* [WHAT IS REQUIRED]: Skip the pictures, please, and write out exactly the lines from the opening of the data through the line containing "let xTicks = [0, 500, 1000, 1500, 2000, 2500];".

Collected data entries
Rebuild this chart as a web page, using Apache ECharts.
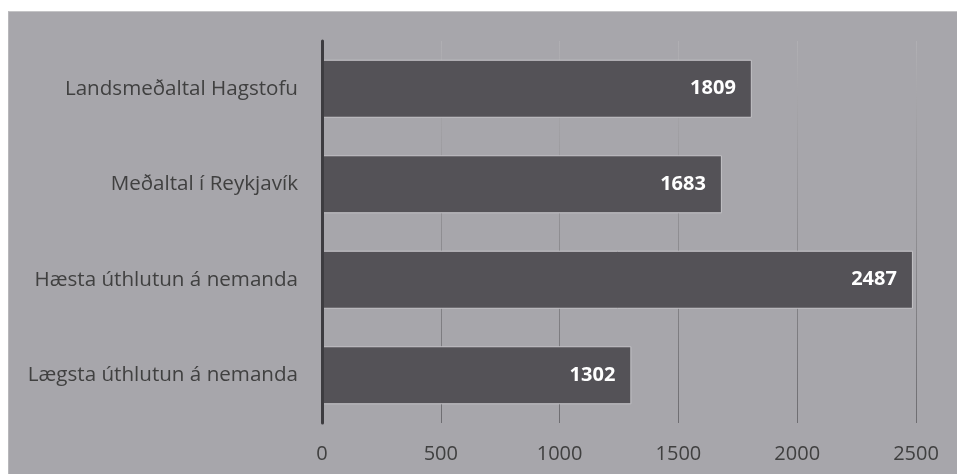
<!DOCTYPE html>
<html>
<head>
<meta charset="utf-8">
<script src="https://cdn.jsdelivr.net/npm/echarts@6/dist/echarts.min.js"></script>
<style>
  html, body { margin: 0; padding: 0; background: #ffffff; }
  #chart {
    position: absolute; left: 8px; top: 11px;
    width: 948px; height: 462px;
    border-top: 1px solid #c4c4c6; border-left: 1px solid #b8b8bb;
  }
</style>
</head>
<body>
<div id="chart"></div>
<script>
// categories, top to bottom
let categories = [
  "Landsmeðaltal Hagstofu",
  "Meðaltal í Reykjavík",
  "Hæsta úthlutun á nemanda",
  "Lægsta úthlutun á nemanda"
];
let values = [1809, 1683, 2487, 1302];
let xTicks = [0, 500, 1000, 1500, 2000, 2500];

let myChart = echarts.init(document.getElementById("chart"));
let option = {
  backgroundColor: "#a7a6ab",
  animation: false,
  textStyle: { fontFamily: "Open Sans" },
  grid: { left: 313, right: 41, top: 29, bottom: 51 },
  xAxis: {
    type: "value",
    min: xTicks[0],
    max: xTicks[xTicks.length - 1],
    interval: 500,
    axisLine: { show: false },
    axisTick: { show: false },
    axisLabel: {
      color: "#404040",
      fontSize: 20,
      margin: 21,
      formatter: function (v) { return String(v); }
    },
    splitLine: {
      show: true,
      lineStyle: {
        width: 1,
        color: {
          type: "linear", x: 0, y: 30, x2: 0, y2: 411, global: true,
          colorStops: [
            { offset: 0, color: "#b0afb3" },
            { offset: 1, color: "#6e6d71" }
          ]
        }
      }
    }
  },
  yAxis: {
    type: "category",
    data: categories,
    inverse: true,
    z: 5,
    axisLine: { show: true, lineStyle: { color: "#3d3c40", width: 3 } },
    axisTick: { show: false },
    axisLabel: { color: "#404040", fontSize: 20.6, margin: 24 }
  },
  series: [
    {
      type: "bar",
      data: values,
      barWidth: 58,
      itemStyle: { color: "#545257", borderColor: "#c6c5c9", borderWidth: 1 },
      label: {
        show: true,
        position: "insideRight",
        distance: 16,
        color: "#ffffff",
        fontWeight: "bold",
        fontSize: 20
      }
    }
  ]
};
myChart.setOption(option);
</script>
</body>
</html>
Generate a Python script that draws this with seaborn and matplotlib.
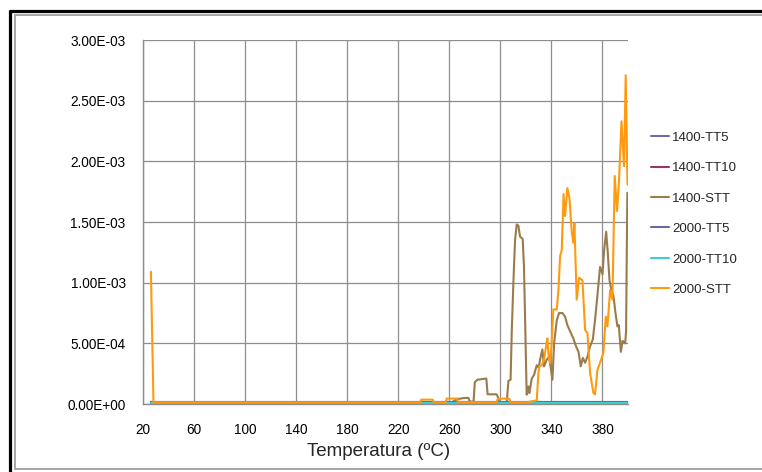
import matplotlib
matplotlib.use("Agg")
import matplotlib.pyplot as plt
from matplotlib.lines import Line2D
from matplotlib.ticker import FuncFormatter, MultipleLocator
import numpy as np
import pandas as pd
import seaborn as sns

# ---------------- data ----------------
series_names = ["1400-TT5", "1400-TT10", "1400-STT", "2000-TT5", "2000-TT10", "2000-STT"]
series_colors = ["#6F6FA6", "#99336A", "#9A7B4C", "#6A6AA2", "#3CCFCF", "#FF9A10"]

flat_temp = [26.2, 100, 200, 300, 400]
tt5_1400 = [1.3e-5, 1.3e-5, 1.3e-5, 1.3e-5, 1.3e-5]
tt10_1400 = [1.0e-5, 1.0e-5, 1.0e-5, 1.0e-5, 1.0e-5]
tt5_2000 = [1.3e-5, 1.3e-5, 1.3e-5, 1.3e-5, 1.3e-5]
tt10_2000 = [0.5e-5, 0.5e-5, 0.5e-5, 0.5e-5, 0.5e-5]

stt1400_temp = [26.2, 262, 266, 272, 275, 276, 279, 280, 282, 289, 290, 297, 298, 299,
                305, 306.3, 308, 308.9, 310.2, 311.5, 312.8, 314.1, 315.4, 317.5, 318.5,
                319.6, 320.6, 322, 322.7, 324.6, 326.4, 328.5, 330, 331.1, 332.9, 334.2,
                336.3, 338.2, 340.8, 342.1, 344.2, 346, 348.6, 350.7, 352.5, 354.6, 357.2,
                359.3, 361.2, 363, 364.6, 366.4, 368.2, 370.3, 372.4, 374.2, 376, 378.1,
                380, 381.3, 382.9, 384.2, 385.5, 387, 388.6, 390.2, 391.7, 392.8, 394.4,
                395.7, 397.8, 398.5, 399.0, 399.5]
stt1400_val = [1.4e-5, 1.4e-5, 4.0e-5, 5.0e-5, 5.0e-5, 2.0e-5, 2.0e-5, 1.8e-4, 2.0e-4,
               2.1e-4, 8.0e-5, 8.0e-5, 6.0e-5, 1.6e-5,
               1.6e-5, 1.9e-4, 2.0e-4, 5.9e-4, 1.0e-3, 1.35e-3, 1.48e-3, 1.47e-3, 1.38e-3,
               1.36e-3, 1.13e-3,
               5.9e-4, 7.7e-5, 1.45e-4, 9.0e-5, 2.1e-4, 2.4e-4, 3.2e-4, 3.0e-4, 3.65e-4,
               4.5e-4, 3.1e-4,
               3.65e-4, 3.9e-4, 2.0e-4, 5.0e-4, 6.9e-4, 7.5e-4, 7.5e-4, 7.2e-4, 6.5e-4,
               6.0e-4, 5.4e-4,
               4.75e-4, 4.3e-4, 3.1e-4, 3.8e-4, 3.4e-4, 3.9e-4, 4.75e-4, 5.3e-4, 6.95e-4,
               8.9e-4, 1.13e-3,
               1.07e-3, 1.27e-3, 1.42e-3, 1.24e-3, 1.02e-3, 9.4e-4, 8.9e-4, 7.5e-4, 6.4e-4,
               6.5e-4, 4.3e-4,
               5.2e-4, 5.0e-4, 6.0e-4, 1.2e-3, 1.74e-3]

stt2000_temp = [26.2, 28.2, 237, 238, 247, 248, 257, 258, 266, 267, 297, 298, 307, 308,
                320.6, 328.5, 329.8, 330.6, 332.4, 334.2, 335.8, 336.8, 337.9, 338.9, 340.2,
                341.5, 344.2, 345.5, 346.8, 348.1, 349.5, 350.7, 352.5, 354.1, 356.0, 357.2,
                358.0, 359.8, 361.7, 364.3, 366.4, 368.2, 370.3, 372.9, 374.2, 376.0, 378.1,
                380.7, 382.6, 383.9, 386.0, 387.8, 389.6, 391.4, 393.0, 394.9, 396.9, 398.2,
                399.6]
stt2000_val = [1.09e-3, 1.4e-5, 1.4e-5, 3.6e-5, 3.6e-5, 1.4e-5, 1.4e-5, 4.5e-5, 4.5e-5,
               1.4e-5, 1.4e-5, 4.4e-5, 4.4e-5, 1.4e-5,
               1.4e-5, 3.0e-5, 2.55e-4, 3.1e-4, 3.2e-4, 3.65e-4, 4.75e-4, 5.4e-4, 3.9e-4,
               3.4e-4, 5.0e-4,
               7.8e-4, 7.8e-4, 9.4e-4, 1.22e-3, 1.27e-3, 1.73e-3, 1.55e-3, 1.78e-3, 1.70e-3,
               1.41e-3, 1.33e-3,
               1.49e-3, 8.6e-4, 1.04e-3, 1.02e-3, 6.1e-4, 5.85e-4, 2.55e-4, 9.0e-5, 8.0e-5,
               2.8e-4, 3.4e-4,
               4.2e-4, 7.2e-4, 6.4e-4, 9.4e-4, 8.6e-4, 1.88e-3, 1.59e-3, 1.85e-3, 2.33e-3,
               1.96e-3, 2.71e-3,
               1.81e-3]

x_ticks = [20, 60, 100, 140, 180, 220, 260, 300, 340, 380]

# ---------------- build long table ----------------
frames = []
for name, t, v in [
    ("1400-TT5", flat_temp, tt5_1400),
    ("1400-TT10", flat_temp, tt10_1400),
    ("1400-STT", stt1400_temp, stt1400_val),
    ("2000-TT5", flat_temp, tt5_2000),
    ("2000-TT10", flat_temp, tt10_2000),
    ("2000-STT", stt2000_temp, stt2000_val),
]:
    frames.append(pd.DataFrame({"temp": t, "value": v, "series": name}))
df = pd.concat(frames, ignore_index=True)

# ---------------- figure ----------------
sns.set_style("white")
plt.rcParams["font.family"] = ["Liberation Sans", "DejaVu Sans"]

W, H = 762, 472
fig = plt.figure(figsize=(W / 100, H / 100), dpi=100)
ax = fig.add_axes([143 / W, 1 - 404 / H, (628 - 143) / W, (404 - 40) / H])

sns.lineplot(data=df, x="temp", y="value", hue="series", hue_order=series_names,
             palette=dict(zip(series_names, series_colors)), estimator=None,
             sort=False, units="series", linewidth=1.5, ax=ax)

ax.set_xlim(20, 400)
ax.set_ylim(0, 3.0e-3)
ax.set_xticks(x_ticks)
ax.yaxis.set_major_locator(MultipleLocator(0.5e-3))
ax.yaxis.set_major_formatter(FuncFormatter(lambda v, p: f"{v:.2E}"))
ax.grid(True, color="#8E8E8E", linewidth=0.9)
ax.set_axisbelow(True)
for s in ["top", "right"]:
    ax.spines[s].set_visible(False)
for s in ["left", "bottom"]:
    ax.spines[s].set_color("#8E8E8E")
    ax.spines[s].set_linewidth(1.0)
ax.tick_params(axis="both", length=0, labelsize=9.8, colors="black")
ax.tick_params(axis="x", pad=14)
ax.tick_params(axis="y", pad=12.5)
ax.set_xlabel("")
ax.set_ylabel("")

# legend
old = ax.get_legend()
handles = old.legend_handles
labels = [t.get_text() for t in old.get_texts()]
old.remove()
for h in handles:
    h.set_linewidth(1.5)
ax.legend(handles, labels, loc="upper left", bbox_to_anchor=(650.7 / W, 1 - 131.5 / H),
          bbox_transform=fig.transFigure, frameon=False, fontsize=9.5,
          handlelength=1.39, handletextpad=0.25, labelspacing=1.38, borderpad=0,
          borderaxespad=0)

fig.text(379 / W, 1 - 451 / H, "Temperatura (ºC)", ha="center", va="center",
         fontsize=13.5)

# outer frame lines (pixel coordinates converted to figure fraction)
def fline(x0, y0, x1, y1, color, lw):
    fig.add_artist(Line2D([x0 / W, x1 / W], [1 - y0 / H, 1 - y1 / H],
                          transform=fig.transFigure, color=color, linewidth=lw,
                          solid_capstyle="butt"))

fline(8.5, 11.2, W, 11.2, "black", 2.3)
fline(10.3, 9.5, 10.3, H, "black", 2.3)
fline(14, 15.3, W, 15.3, "#A6A6A6", 1.4)
fline(15, 14.5, 15, 469.5, "#A6A6A6", 1.4)
fline(14.5, 469.3, W, 469.3, "#A6A6A6", 1.4)

fig.savefig("out.png", dpi=100)
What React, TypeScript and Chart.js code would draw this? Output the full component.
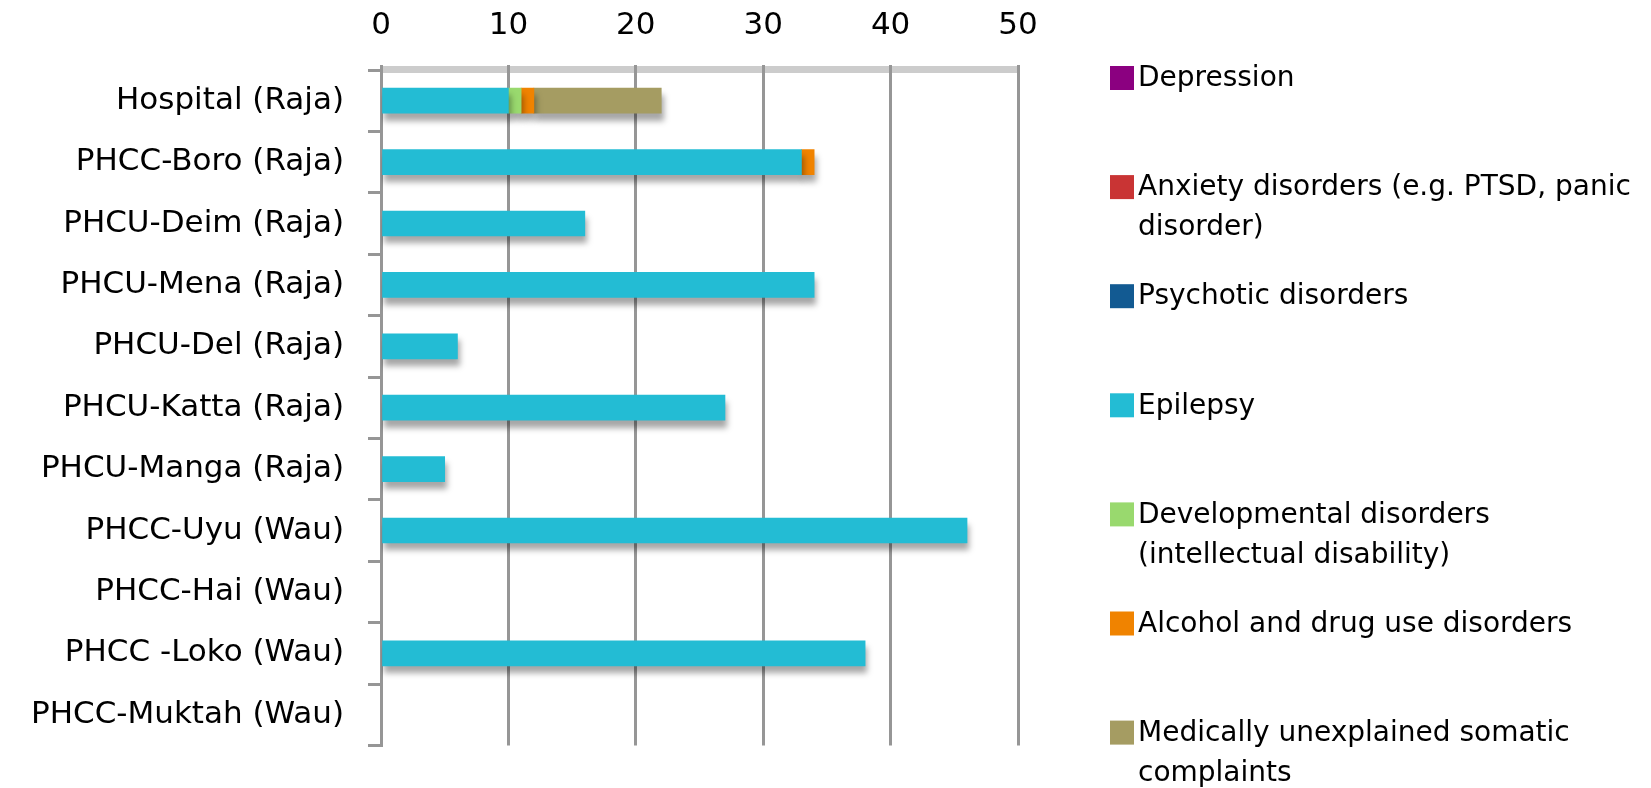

* [THE SOLUTION]:
Rebuild this chart as a web page, using Apache ECharts.
<!DOCTYPE html>
<html>
<head>
<meta charset="utf-8">
<script src="https://cdn.jsdelivr.net/npm/echarts@6/dist/echarts.min.js"></script>
<style>
  html, body { margin: 0; padding: 0; background: #ffffff; }
  #chart {
    position: absolute; left: 8px; top: 11px;
    width: 948px; height: 462px;
    border-top: 1px solid #c4c4c6; border-left: 1px solid #b8b8bb;
  }
</style>
</head>
<body>
<div id="chart"></div>
<script>
// categories, top to bottom
let categories = [
  "Landsmeðaltal Hagstofu",
  "Meðaltal í Reykjavík",
  "Hæsta úthlutun á nemanda",
  "Lægsta úthlutun á nemanda"
];
let values = [1809, 1683, 2487, 1302];
let xTicks = [0, 500, 1000, 1500, 2000, 2500];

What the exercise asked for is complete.